=== Dataset excerpt ===
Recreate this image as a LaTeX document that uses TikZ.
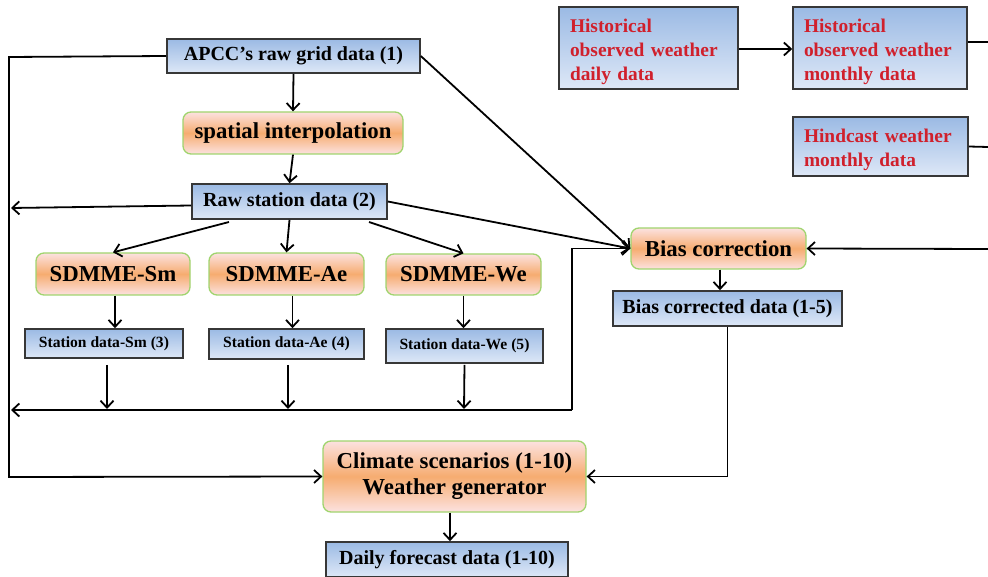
\documentclass[tikz,border=0pt]{standalone}
\usepackage{fontspec}
\setmainfont{Liberation Serif}
\usetikzlibrary{arrows.meta}
\definecolor{bTop}{RGB}{155,186,228}
\definecolor{bBot}{RGB}{222,232,247}
\definecolor{oEnd}{RGB}{252,226,224}
\definecolor{oMid}{RGB}{246,172,112}
\definecolor{gEdge}{RGB}{160,212,110}
\definecolor{bEdge}{RGB}{55,55,55}
\definecolor{redT}{RGB}{208,32,44}
\begin{document}
\begin{tikzpicture}[x=1pt,y=-1pt,
 bluebox/.style={draw=bEdge,line width=1.6pt,top color=bTop,bottom color=bBot,inner sep=0pt,font=\bfseries\fontsize{20}{23}\selectfont},
 stbox/.style={bluebox,font=\bfseries\fontsize{15.6}{18}\selectfont},
 orbox/.style={draw=gEdge,line width=1.3pt,rounded corners=8pt,top color=oEnd,bottom color=oEnd,middle color=oMid,inner sep=0pt,align=center,font=\bfseries\fontsize{22.8}{26}\selectfont},
 redbox/.style={bluebox,text=redT,align=left,font=\bfseries\fontsize{19.4}{24}\selectfont,inner xsep=11pt},
 link/.style={line width=1.8pt,-{Straight Barb[length=7pt,width=13pt,line width=1.8pt]}},
 plain/.style={line width=1.8pt}]
\useasboundingbox (0,0) rectangle (988,577);

\node[bluebox,minimum width=253,minimum height=34] (apcc) at (293.5,56) {APCC’s raw grid data (1)};
\node[orbox,minimum width=220,minimum height=42] (spat) at (293,133) {spatial interpolation};
\node[bluebox,minimum width=195,minimum height=35] (raw) at (289.5,201.5) {Raw station data (2)};
\node[orbox,minimum width=154,minimum height=42] (sm) at (113,274) {SDMME-Sm};
\node[orbox,minimum width=155,minimum height=42] (ae) at (286.5,274) {SDMME-Ae};
\node[orbox,minimum width=155,minimum height=41] (we) at (463.5,274.5) {SDMME-We};
\node[stbox,minimum width=158,minimum height=29] (stsm) at (104,343.5) {Station data-Sm (3)};
\node[stbox,minimum width=155,minimum height=30] (stae) at (286.5,344) {Station data-Ae (4)};
\node[stbox,minimum width=157,minimum height=34] (stwe) at (464.5,346) {Station data-We (5)};
\node[orbox,minimum width=175,minimum height=41] (bias) at (718.5,248.5) {Bias correction};
\node[bluebox,minimum width=229,minimum height=35] (bcd) at (727.5,308.5) {Bias corrected data (1-5)};
\node[orbox,minimum width=263,minimum height=71] (clim) at (454.5,476.5) {Climate scenarios (1-10)\\Weather generator};
\node[bluebox,minimum width=242,minimum height=35] (daily) at (447,559.5) {Daily forecast data (1-10)};
\node[redbox,text width=157,minimum height=82] (hd) at (648.5,48) {\rule{0pt}{21.5pt}Historical\\observed weather\\daily data};
\node[redbox,text width=152,minimum height=82] (hm) at (880,48) {\rule{0pt}{21.5pt}Historical\\observed weather\\monthly data};
\node[redbox,text width=153,minimum height=59] (hc) at (880.5,146.5) {\rule{0pt}{20.5pt}Hindcast weather\\monthly data};

\coordinate (Lt) at (9,57);
\coordinate (Lb) at (9,477);
\coordinate (rawL) at (11,208);
\coordinate (r1) at (229,222);
\coordinate (r3) at (369,222);
\coordinate (busR) at (572,410);
\coordinate (busL) at (11,410);
\coordinate (smB) at (107,409);
\coordinate (aeB) at (288,409);
\coordinate (weB) at (464,409);
\coordinate (rIn) at (988,249);
\coordinate (hmOut) at (988,42);
\coordinate (hcOut) at (988,147);

\draw[link] (apcc.west) -- (Lt) -- (Lb) -- (clim.west);
\draw[link] (apcc.south) -- (spat.north);
\draw[link] (spat.south) -- (raw.north);
\draw[link] ([yshift=-4]raw.west) -- (rawL);
\draw[link] (apcc.east) -- (bias.west);
\draw[link] (raw.east) -- (bias.west);
\draw[link] (r1) -- (sm.north);
\draw[link] (raw.south) -- (ae.north);
\draw[link] (r3) -- (we.north);
\draw[link] ([xshift=2]sm.south) -- ([xshift=2]sm.south |- stsm.north);
\draw[link] ([xshift=6]ae.south) -- ([xshift=6]ae.south |- stae.north);
\draw[link] (we.south) -- (we.south |- stwe.north);
\draw[link] ([xshift=3,yshift=-6]stsm.south) -- (smB);
\draw[link] ([xshift=1.5,yshift=-5]stae.south) -- (aeB);
\draw[link] ([yshift=-1]stwe.south) -- (weB);
\draw[link] (busR) -- (busL);
\draw[link] (busR) |- (bias.west);
\draw[link] (rIn) -- (bias.east);
\draw[link] ([xshift=1.5]bias.south) -- ([xshift=1.5]bias.south |- bcd.north);
\draw[link] (bcd.south) |- (clim.east);
\draw[link] (clim.south -| 450,0) -- (daily.north -| 450,0);
\draw[link] ([yshift=-1]hd.east) -- ([yshift=-1]hm.west);
\draw[plain] ([yshift=6]hm.east) -- (hmOut);
\draw[plain] (hc.east) -- (hcOut);
\end{tikzpicture}
\end{document}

=== What is expected ===
Return the material line for line, from its beginning to the line that contains "(0,0) rectangle (988,577);", with the pictures left out.

=== The completed task ===
Recreate this image as a LaTeX document that uses TikZ.
\documentclass[tikz,border=0pt]{standalone}
\usepackage{fontspec}
\setmainfont{Liberation Serif}
\usetikzlibrary{arrows.meta}
\definecolor{bTop}{RGB}{155,186,228}
\definecolor{bBot}{RGB}{222,232,247}
\definecolor{oEnd}{RGB}{252,226,224}
\definecolor{oMid}{RGB}{246,172,112}
\definecolor{gEdge}{RGB}{160,212,110}
\definecolor{bEdge}{RGB}{55,55,55}
\definecolor{redT}{RGB}{208,32,44}
\begin{document}
\begin{tikzpicture}[x=1pt,y=-1pt,
 bluebox/.style={draw=bEdge,line width=1.6pt,top color=bTop,bottom color=bBot,inner sep=0pt,font=\bfseries\fontsize{20}{23}\selectfont},
 stbox/.style={bluebox,font=\bfseries\fontsize{15.6}{18}\selectfont},
 orbox/.style={draw=gEdge,line width=1.3pt,rounded corners=8pt,top color=oEnd,bottom color=oEnd,middle color=oMid,inner sep=0pt,align=center,font=\bfseries\fontsize{22.8}{26}\selectfont},
 redbox/.style={bluebox,text=redT,align=left,font=\bfseries\fontsize{19.4}{24}\selectfont,inner xsep=11pt},
 link/.style={line width=1.8pt,-{Straight Barb[length=7pt,width=13pt,line width=1.8pt]}},
 plain/.style={line width=1.8pt}]
\useasboundingbox (0,0) rectangle (988,577);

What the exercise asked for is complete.